Argentino en acento, suizo en crianza y argelino de nacimiento, este hombre de caminos cruzados ha sido nombrado Mejor Sumiller del Mundo 2025. Su currículo impresiona, así como la destreza con la que saca vinos de su bodega.

Pero, y de puertas para afuera, ¿qué bebe él cuando nadie lo observa, cuando la copa deja de ser una herramienta de trabajo y se convierte en refugio íntimo? De confesiones va la cosa en la última entrevista que le realiza la clasificación que lo ha encumbrado en lo más alto de la sumillería.

En público, según confiesa a The World's 50 Best Restaurants, Benabdallah se mueve entre etiquetas legendarias: un Keller Dalsheimer Hubacker Riesling GT para celebrar, un Mugneret-Gibourg Echezeaux Grand Cru para seducir con suavidad, o un Vega Sicilia Único 1966. Botellas que marcan la diferencia entre lo exclusivo y lo inalcanzable, vinos que cuentan historias tanto como embriagan.

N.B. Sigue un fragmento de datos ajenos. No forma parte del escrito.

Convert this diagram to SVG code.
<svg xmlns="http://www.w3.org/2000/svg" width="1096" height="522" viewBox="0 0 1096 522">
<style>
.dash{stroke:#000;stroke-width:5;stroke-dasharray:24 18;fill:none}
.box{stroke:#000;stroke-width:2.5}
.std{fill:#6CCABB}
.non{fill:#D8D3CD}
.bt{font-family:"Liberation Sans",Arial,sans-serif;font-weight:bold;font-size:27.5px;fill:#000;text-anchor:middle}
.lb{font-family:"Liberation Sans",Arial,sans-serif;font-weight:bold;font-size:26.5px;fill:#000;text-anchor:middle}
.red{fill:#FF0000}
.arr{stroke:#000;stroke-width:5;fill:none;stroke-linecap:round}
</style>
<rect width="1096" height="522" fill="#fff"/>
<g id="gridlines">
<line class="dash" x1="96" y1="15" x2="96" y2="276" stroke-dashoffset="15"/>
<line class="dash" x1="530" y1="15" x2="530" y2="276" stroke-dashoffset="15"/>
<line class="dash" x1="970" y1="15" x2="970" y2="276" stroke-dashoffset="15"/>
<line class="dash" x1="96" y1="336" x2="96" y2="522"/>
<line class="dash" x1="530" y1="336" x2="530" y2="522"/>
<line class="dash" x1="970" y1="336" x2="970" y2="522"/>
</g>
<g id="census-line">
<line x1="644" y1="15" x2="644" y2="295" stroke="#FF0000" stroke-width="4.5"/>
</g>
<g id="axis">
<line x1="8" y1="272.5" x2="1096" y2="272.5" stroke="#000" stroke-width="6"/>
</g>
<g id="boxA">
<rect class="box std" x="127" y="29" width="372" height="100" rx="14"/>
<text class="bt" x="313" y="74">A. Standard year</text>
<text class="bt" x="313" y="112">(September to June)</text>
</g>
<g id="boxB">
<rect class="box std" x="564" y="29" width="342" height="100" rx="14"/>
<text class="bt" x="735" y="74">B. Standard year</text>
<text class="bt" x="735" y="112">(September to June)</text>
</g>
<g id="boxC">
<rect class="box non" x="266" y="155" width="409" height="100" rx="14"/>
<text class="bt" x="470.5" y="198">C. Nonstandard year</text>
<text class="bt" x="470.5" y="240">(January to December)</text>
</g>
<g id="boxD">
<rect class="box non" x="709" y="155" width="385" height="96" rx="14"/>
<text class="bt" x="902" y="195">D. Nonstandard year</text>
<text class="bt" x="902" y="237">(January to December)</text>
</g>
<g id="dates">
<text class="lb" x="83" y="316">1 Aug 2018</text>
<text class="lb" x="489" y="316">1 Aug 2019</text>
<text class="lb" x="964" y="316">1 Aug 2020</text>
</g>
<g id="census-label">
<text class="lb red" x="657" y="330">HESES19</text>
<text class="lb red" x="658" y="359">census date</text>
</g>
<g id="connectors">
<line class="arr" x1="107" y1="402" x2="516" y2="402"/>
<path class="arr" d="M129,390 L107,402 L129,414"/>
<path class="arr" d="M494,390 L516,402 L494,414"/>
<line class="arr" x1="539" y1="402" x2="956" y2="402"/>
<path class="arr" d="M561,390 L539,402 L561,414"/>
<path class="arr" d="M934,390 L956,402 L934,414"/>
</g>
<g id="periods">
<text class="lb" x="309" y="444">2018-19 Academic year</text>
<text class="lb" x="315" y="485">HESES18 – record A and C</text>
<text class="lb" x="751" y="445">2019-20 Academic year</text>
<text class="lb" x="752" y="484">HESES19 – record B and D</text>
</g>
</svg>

Pero el verdadero secreto está lejos del escaparate. Cuando nadie lo ve, Benabdallah no descorcha reliquias de subasta ni guarda la copa como si fuera una pieza de museo. Su placer oculto es mucho más sencillo y, por ello, más humano.

El placer 'confesable' de un sumiller

Si tiene que quedarse con alguno, se trata de un Bourgogne Aligoté La Corvée de Bully de Domaine Nicolas Faure. No un grand cru, no un unicornio enológico, sino un vino de segunda fila en el mapa borgoñón, trabajado con la paciencia de quien acaricia la tierra más que dominarla.

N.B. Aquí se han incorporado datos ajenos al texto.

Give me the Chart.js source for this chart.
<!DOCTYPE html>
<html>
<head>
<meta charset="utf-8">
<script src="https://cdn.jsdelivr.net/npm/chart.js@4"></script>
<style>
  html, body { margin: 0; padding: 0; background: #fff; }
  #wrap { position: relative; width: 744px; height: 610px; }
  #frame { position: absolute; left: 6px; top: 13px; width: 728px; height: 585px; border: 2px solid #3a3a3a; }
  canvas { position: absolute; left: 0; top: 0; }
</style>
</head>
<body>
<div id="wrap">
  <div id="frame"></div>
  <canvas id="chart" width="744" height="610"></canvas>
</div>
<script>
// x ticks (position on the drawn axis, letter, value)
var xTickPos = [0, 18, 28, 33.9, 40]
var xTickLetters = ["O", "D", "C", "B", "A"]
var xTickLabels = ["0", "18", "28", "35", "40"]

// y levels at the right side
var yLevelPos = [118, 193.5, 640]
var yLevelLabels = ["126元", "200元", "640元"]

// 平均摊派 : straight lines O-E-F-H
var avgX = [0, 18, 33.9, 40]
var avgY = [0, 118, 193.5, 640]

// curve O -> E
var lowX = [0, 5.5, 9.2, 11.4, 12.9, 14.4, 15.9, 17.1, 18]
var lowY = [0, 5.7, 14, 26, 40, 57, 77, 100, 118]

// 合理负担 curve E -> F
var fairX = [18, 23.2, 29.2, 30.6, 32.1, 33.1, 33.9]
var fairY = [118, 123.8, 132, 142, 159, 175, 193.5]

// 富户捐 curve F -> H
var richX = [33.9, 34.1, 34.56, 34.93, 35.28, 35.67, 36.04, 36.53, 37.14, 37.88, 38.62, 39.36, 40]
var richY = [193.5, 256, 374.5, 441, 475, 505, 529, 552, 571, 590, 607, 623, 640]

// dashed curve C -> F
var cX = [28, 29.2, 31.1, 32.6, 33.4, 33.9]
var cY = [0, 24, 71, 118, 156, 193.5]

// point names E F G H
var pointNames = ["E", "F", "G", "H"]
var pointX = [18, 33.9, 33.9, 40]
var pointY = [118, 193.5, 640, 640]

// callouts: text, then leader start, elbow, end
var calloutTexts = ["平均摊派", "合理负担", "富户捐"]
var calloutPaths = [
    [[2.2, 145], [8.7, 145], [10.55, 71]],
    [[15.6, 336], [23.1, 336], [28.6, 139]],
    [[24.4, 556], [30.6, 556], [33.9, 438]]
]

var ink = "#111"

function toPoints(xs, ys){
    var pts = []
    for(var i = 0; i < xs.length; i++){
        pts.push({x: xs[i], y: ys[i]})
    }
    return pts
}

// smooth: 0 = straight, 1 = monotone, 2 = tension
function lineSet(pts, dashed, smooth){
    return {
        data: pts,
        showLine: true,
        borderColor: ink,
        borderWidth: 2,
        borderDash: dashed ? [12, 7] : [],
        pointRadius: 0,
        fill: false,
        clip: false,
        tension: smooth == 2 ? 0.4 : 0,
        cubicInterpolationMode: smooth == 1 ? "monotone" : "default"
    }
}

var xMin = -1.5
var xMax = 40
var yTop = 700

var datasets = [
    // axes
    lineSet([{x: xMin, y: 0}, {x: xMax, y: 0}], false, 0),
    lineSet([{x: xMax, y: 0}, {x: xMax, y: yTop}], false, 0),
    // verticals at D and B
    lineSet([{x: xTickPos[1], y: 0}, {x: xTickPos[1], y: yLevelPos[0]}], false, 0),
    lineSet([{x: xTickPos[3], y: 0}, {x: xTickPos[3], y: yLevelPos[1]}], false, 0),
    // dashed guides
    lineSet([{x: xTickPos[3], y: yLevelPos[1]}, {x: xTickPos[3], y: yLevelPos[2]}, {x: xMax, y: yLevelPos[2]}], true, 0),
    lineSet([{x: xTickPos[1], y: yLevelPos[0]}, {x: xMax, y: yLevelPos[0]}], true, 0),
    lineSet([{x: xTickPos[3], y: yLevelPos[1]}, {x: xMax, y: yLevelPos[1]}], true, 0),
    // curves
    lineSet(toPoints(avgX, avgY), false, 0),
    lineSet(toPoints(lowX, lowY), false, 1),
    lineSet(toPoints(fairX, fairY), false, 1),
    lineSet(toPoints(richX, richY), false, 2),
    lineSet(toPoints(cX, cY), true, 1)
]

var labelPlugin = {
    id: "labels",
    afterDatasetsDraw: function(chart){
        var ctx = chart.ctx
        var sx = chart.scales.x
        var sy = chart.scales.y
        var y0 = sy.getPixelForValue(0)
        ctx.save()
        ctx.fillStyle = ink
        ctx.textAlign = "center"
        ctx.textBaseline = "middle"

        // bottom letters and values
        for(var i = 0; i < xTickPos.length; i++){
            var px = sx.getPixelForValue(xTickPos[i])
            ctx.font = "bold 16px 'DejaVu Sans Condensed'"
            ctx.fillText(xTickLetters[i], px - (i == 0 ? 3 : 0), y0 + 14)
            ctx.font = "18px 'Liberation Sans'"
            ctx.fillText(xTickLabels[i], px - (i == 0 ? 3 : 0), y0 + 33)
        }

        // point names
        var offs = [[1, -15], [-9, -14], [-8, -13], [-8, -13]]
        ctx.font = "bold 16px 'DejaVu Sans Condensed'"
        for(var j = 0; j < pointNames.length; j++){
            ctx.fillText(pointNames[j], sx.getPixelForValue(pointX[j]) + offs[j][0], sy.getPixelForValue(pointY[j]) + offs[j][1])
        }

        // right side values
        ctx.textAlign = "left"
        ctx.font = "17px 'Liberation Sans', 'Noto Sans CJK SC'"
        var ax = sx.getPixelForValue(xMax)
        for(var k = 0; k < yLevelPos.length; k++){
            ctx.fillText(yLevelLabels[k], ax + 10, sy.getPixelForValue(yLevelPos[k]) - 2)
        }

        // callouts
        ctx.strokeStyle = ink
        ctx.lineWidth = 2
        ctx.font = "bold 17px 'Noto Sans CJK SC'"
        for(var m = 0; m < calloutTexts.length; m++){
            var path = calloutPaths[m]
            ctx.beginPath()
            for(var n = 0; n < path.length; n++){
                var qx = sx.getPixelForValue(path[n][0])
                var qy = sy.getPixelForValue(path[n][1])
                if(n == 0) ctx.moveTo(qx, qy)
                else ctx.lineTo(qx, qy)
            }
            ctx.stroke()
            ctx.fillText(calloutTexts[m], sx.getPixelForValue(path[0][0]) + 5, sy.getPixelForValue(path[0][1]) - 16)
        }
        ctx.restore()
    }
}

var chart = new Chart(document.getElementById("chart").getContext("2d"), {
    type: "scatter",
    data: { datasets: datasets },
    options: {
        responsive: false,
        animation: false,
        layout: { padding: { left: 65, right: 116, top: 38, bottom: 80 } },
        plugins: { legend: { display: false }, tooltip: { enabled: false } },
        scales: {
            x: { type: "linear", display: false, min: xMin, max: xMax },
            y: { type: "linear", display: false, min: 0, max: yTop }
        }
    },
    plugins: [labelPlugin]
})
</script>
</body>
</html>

“Es el único vino del que me bebo una botella entera”, confiesa. Un gesto de debilidad que lo humaniza: incluso el mejor sumiller del mundo tiene un rincón íntimo donde beber sin pensar en maridajes, clientes o catas comparativas.

Bourgogne Aligoté La Corvée de Bully de Domaine Nicolas Faure.

El Aligoté de Faure es su guilty pleasure, su rincón secreto. Allí no hay exigencia de sorprender a un comensal habitual de Etxebarri, ni la presión de servir un vino “imposible de conseguir”. Allí está solo él, su copa y un vino que bebe con la devoción de quien recuerda que la sencillez puede ser tan gloriosa como un gran reserva.

Ese contraste —entre los grandes vinos que ofrece al mundo y el humilde aligoté que guarda para sí— define a Mohamed Benabdallah mejor que cualquier trofeo. Viajar, escuchar, no dar nada por sentado: esa ha sido su formación, y también su manera de beber.

“Yo lo pruebo todo”, dice, y es literal. La curiosidad lo guía, pero en su soledad elige siempre lo mismo: un vino sincero, trabajado con las manos, que le recuerda por qué se enamoró de este oficio una lejana tarde de verano en el sur de España.

Quizás esa sea la verdadera lección del mejor sumiller del mundo: que la grandeza no siempre está en lo más caro ni en lo más raro, sino en lo que somos capaces de beber cuando nadie nos mira.